Raymond Felton will always have a special place in my heart; that hidden corner that secretly wants people to trip when they’re balancing groceries or park their Mercedes near a flock of incontinent pigeons. It’s somewhere behind the aorta, I think. It seems strange to me now, that just two seasons ago I had absolutely no opinion on the man. He was just another decent point guard in a league overflowing with good ones. But that was then, and this is now.
As you likely know, the Raymond Felton I grew to despise spent an infamous year in the Rose City out of shape, out of touch, and out of his mind. He played with the decision making of a young Russell Westbrook and the charisma of an inflamed hemorrhoid. He was poison. Felton’s prima donna antics inevitably contributed to the release of then head coach, Nate McMillan. I’m well aware that the Blazers needed a change, but after years of valuable service, it shouldn’t have happened like that.
But back to present day. Nate is gone, Felton is gone, as are a slew of other players. So why can’t I let this go? Raymond is back in New York, where he wanted to be, but his heavily contested 20-footers still haunt my dreams. I guess I’m just bitter that such a brat could ride into town, muddle our comforters, and then land back in his dream role while we remake our bed for what feels like the thousandth time.

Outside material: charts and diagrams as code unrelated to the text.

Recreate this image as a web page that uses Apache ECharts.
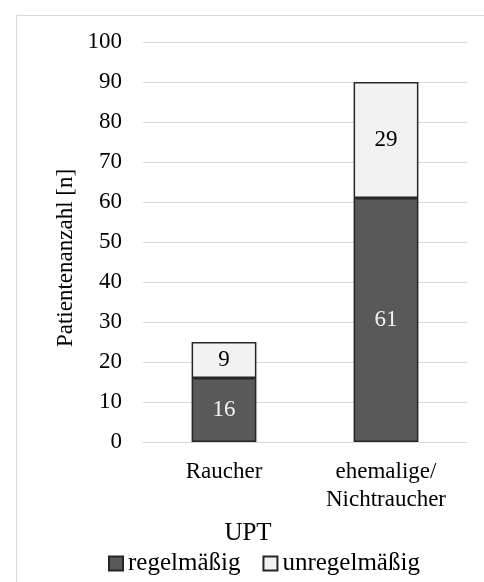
<!DOCTYPE html>
<html><head><meta charset="utf-8">
<script src="https://cdn.jsdelivr.net/npm/echarts@6/dist/echarts.min.js"></script>
<style>html,body{margin:0;padding:0;background:#fff}#c{width:484px;height:582px}</style>
</head><body><div id="c"></div>
<script>
const categories = ['Raucher', 'ehemalige/\nNichtraucher'];
const regelmaessig = [16, 61];
const unregelmaessig = [9, 29];
const seriesNames = ['regelmäßig', 'unregelmäßig'];
const yTitle = 'Patientenanzahl [n]';
const legendTitle = 'UPT';

const FONT = '"Liberation Serif", "Times New Roman", serif';
const chart = echarts.init(document.getElementById('c'));
chart.setOption({
  animation: false,
  backgroundColor: '#fff',
  textStyle: { fontFamily: FONT },
  graphic: [
    { type: 'rect', left: 14, top: 13, shape: { width: 480, height: 580 }, style: { fill: 'none', stroke: '#d9d9d9', lineWidth: 1 }, silent: true },
    { type: 'text', x: 66, y: 258, rotation: Math.PI / 2, style: { text: yTitle, font: '23px ' + FONT, fill: '#000', textAlign: 'center', textVerticalAlign: 'middle' } },
    { type: 'text', x: 248, y: 533, style: { text: legendTitle, font: '25px ' + FONT, fill: '#000', textAlign: 'center', textVerticalAlign: 'middle' } }
  ],
  grid: { left: 143, right: 17, top: 42, bottom: 140, containLabel: false },
  xAxis: {
    type: 'category', data: categories,
    axisLine: { show: true, lineStyle: { color: '#d9d9d9', width: 1 } },
    axisTick: { show: false },
    axisLabel: { color: '#000', fontSize: 23, fontFamily: FONT, margin: 16, lineHeight: 28 }
  },
  yAxis: {
    type: 'value', min: 0, max: 100, interval: 10,
    axisLine: { show: false }, axisTick: { show: false },
    splitLine: { lineStyle: { color: '#d9d9d9', width: 1 } },
    axisLabel: { color: '#000', fontSize: 23, fontFamily: FONT, margin: 21 }
  },
  legend: {
    left: 103, top: 546, itemWidth: 14, itemHeight: 14, itemGap: 22,
    icon: 'rect',
    textStyle: { color: '#000', fontSize: 25, fontFamily: FONT },
    data: seriesNames
  },
  series: [
    {
      name: seriesNames[0], type: 'bar', stack: 's', data: regelmaessig, barWidth: '40%',
      itemStyle: { color: '#595959', borderColor: '#262626', borderWidth: 1.5 },
      label: { show: true, position: 'inside', color: '#f2f2f2', fontSize: 23, fontFamily: FONT }
    },
    {
      name: seriesNames[1], type: 'bar', stack: 's', data: unregelmaessig, barWidth: '40%',
      itemStyle: { color: '#f2f2f2', borderColor: '#262626', borderWidth: 1.5 },
      label: { show: true, position: 'inside', color: '#000', fontSize: 23, fontFamily: FONT }
    }
  ]
});
</script></body></html>
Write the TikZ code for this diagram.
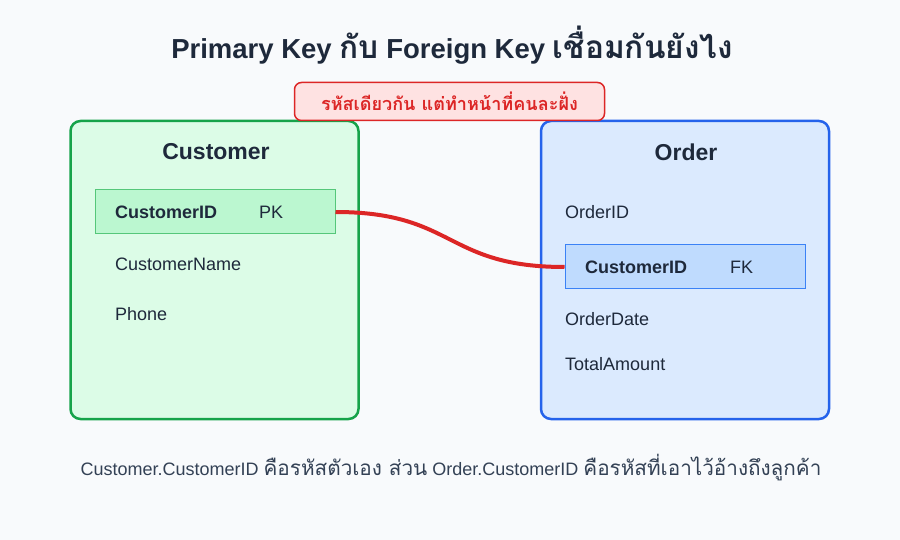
\documentclass[tikz,border=0pt]{standalone}
\usepackage{fontspec}
\setmainfont{Liberation Sans}
\newfontfamily\thaifont[Script=Thai,Scale=1.15]{Loma}
\usepackage{xcolor}
\usetikzlibrary{arrows.meta,positioning}
\definecolor{bgcol}{HTML}{F8FAFC}
\definecolor{inkcol}{HTML}{1E293B}
\definecolor{notecol}{HTML}{334155}
\definecolor{redline}{HTML}{DC2626}
\definecolor{redfill}{HTML}{FEE2E2}
\definecolor{grnline}{HTML}{16A34A}
\definecolor{grnfill}{HTML}{DCFCE7}
\definecolor{grnrow}{HTML}{BBF7D0}
\definecolor{grnrowline}{HTML}{55C77A}
\definecolor{bluline}{HTML}{2563EB}
\definecolor{blufill}{HTML}{DBEAFE}
\definecolor{blurow}{HTML}{BFDBFE}
\definecolor{blurowline}{HTML}{3B82F6}

\begin{document}
\begin{tikzpicture}[x=1pt, y=-1pt, >=Latex,
  every node/.style={font=\fontsize{18}{20}\selectfont, text=inkcol, inner sep=0pt},
  table/.style={draw, line width=2.5pt, rounded corners=10pt, minimum width=288pt, minimum height=298pt},
  keyrow/.style={draw, line width=1pt, minimum width=240pt, minimum height=44pt},
  field/.style={anchor=west},
  tabletitle/.style={font=\fontsize{23}{26}\selectfont\bfseries}]
\fill[bgcol] (0,0) rectangle (900,540);
\node[font=\fontsize{27.5}{30}\selectfont\bfseries] (title) at (452,45) {Primary Key {\thaifont กับ} Foreign Key {\thaifont เชื่อมกันยังไง}};
\node[table, draw=grnline, fill=grnfill] (cust) at (214.5,270) {};
\node[table, draw=bluline, fill=blufill] (ord) at (685,270) {};
\node[draw=redline, fill=redfill, line width=1.5pt, rounded corners=7pt, minimum width=310pt, minimum height=38pt, text=redline, font=\fontsize{15.7}{18}\selectfont\bfseries\thaifont] (same) at (449.5,101.5) {รหัสเดียวกัน แต่ทำหน้าที่คนละฝั่ง};
\node[tabletitle] (custname) at (216,152) {Customer};
\node[tabletitle] (ordname) at (686,152) {Order};
\node[keyrow, draw=grnrowline, fill=grnrow] (pk) at (215,212) {};
\node[field, font=\fontsize{18}{20}\selectfont\bfseries] (pkname) at (115,212) {CustomerID};
\node[field] (pktag) at (259,212) {PK};
\node[field] (cname) at (115,264) {CustomerName};
\node[field] (cphone) at (115,314) {Phone};
\node[field] (oid) at (565,212) {OrderID};
\node[keyrow, draw=blurowline, fill=blurow] (fk) at (685,267) {};
\node[field, font=\fontsize{18}{20}\selectfont\bfseries] (fkname) at (585,267) {CustomerID};
\node[field] (fktag) at (730,267) {FK};
\node[field] (odate) at (565,319) {OrderDate};
\node[field] (oamount) at (565,364) {TotalAmount};
\draw[redline, line width=4pt] (pk.east) .. controls +(120,0) and +(-120,0) .. (fk.west);
\node[text=notecol] (note) at (451,468) {Customer.CustomerID {\thaifont คือรหัสตัวเอง ส่วน} Order.CustomerID {\thaifont คือรหัสที่เอาไว้อ้างถึงลูกค้า}};
\end{tikzpicture}
\end{document}
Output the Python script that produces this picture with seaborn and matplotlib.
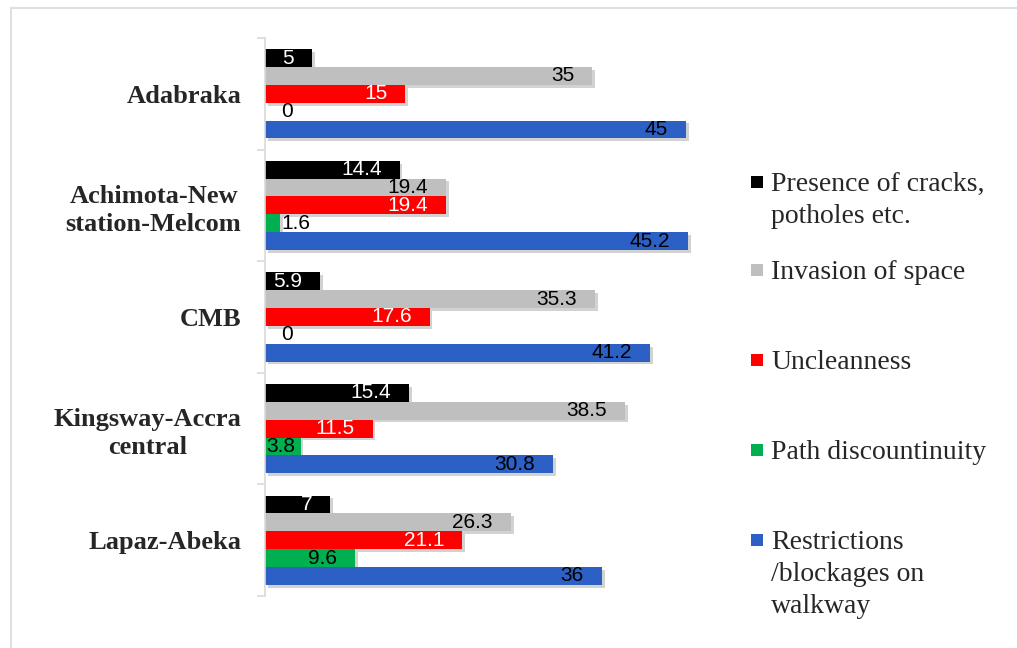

But, you see, I’m conflicted. The Boston Celtics have long been my least favorite franchise of the sporting world (sorry Celtic fans). There’s something about their swagger that makes my Blazer blood boil. So what do I do when they face off with Portland’s ghost of failures past in the first round of the playoffs? Do I stand behind my specter or swallow my pride and side with the Pierce, Rondo*, Garnett axis of evil? I find myself torn between the ugly colors of resentment and loathing. There’s just no winning.
Luckily, the champion is not decided in round 1. It all boils down to what I’d like to see in the long run; Miami-New York, or Miami-Boston for the conference title. Of course, these matchups are no guarantee, but foresight has never shared hindsight’s 20/20 vision. Personally, a Miami-New York rematch would warm my heart (even that shady part where Felton lurks). It looks like I’ve got a long road of compromise ahead of me, and that’s ok. I just can’t help but feel unclean.
Felton has been considerably better in New York than he ever was in Portland, although it seems that each of his positive contributions is an eyelash away from catastrophe. It’s a good thing he has the NBA scoring leader in Carmelo Anthony to make him look adequate, because there is no way the Knicks success can be attributed to his “talents”. So good luck, Raymond Felton. I only ask that you treat New York the way you treated Portland and take no responsibility for the team’s outcome.
(Unless, of course, they fail. Then the blame falls squarely on your pork shoulders. Take that!)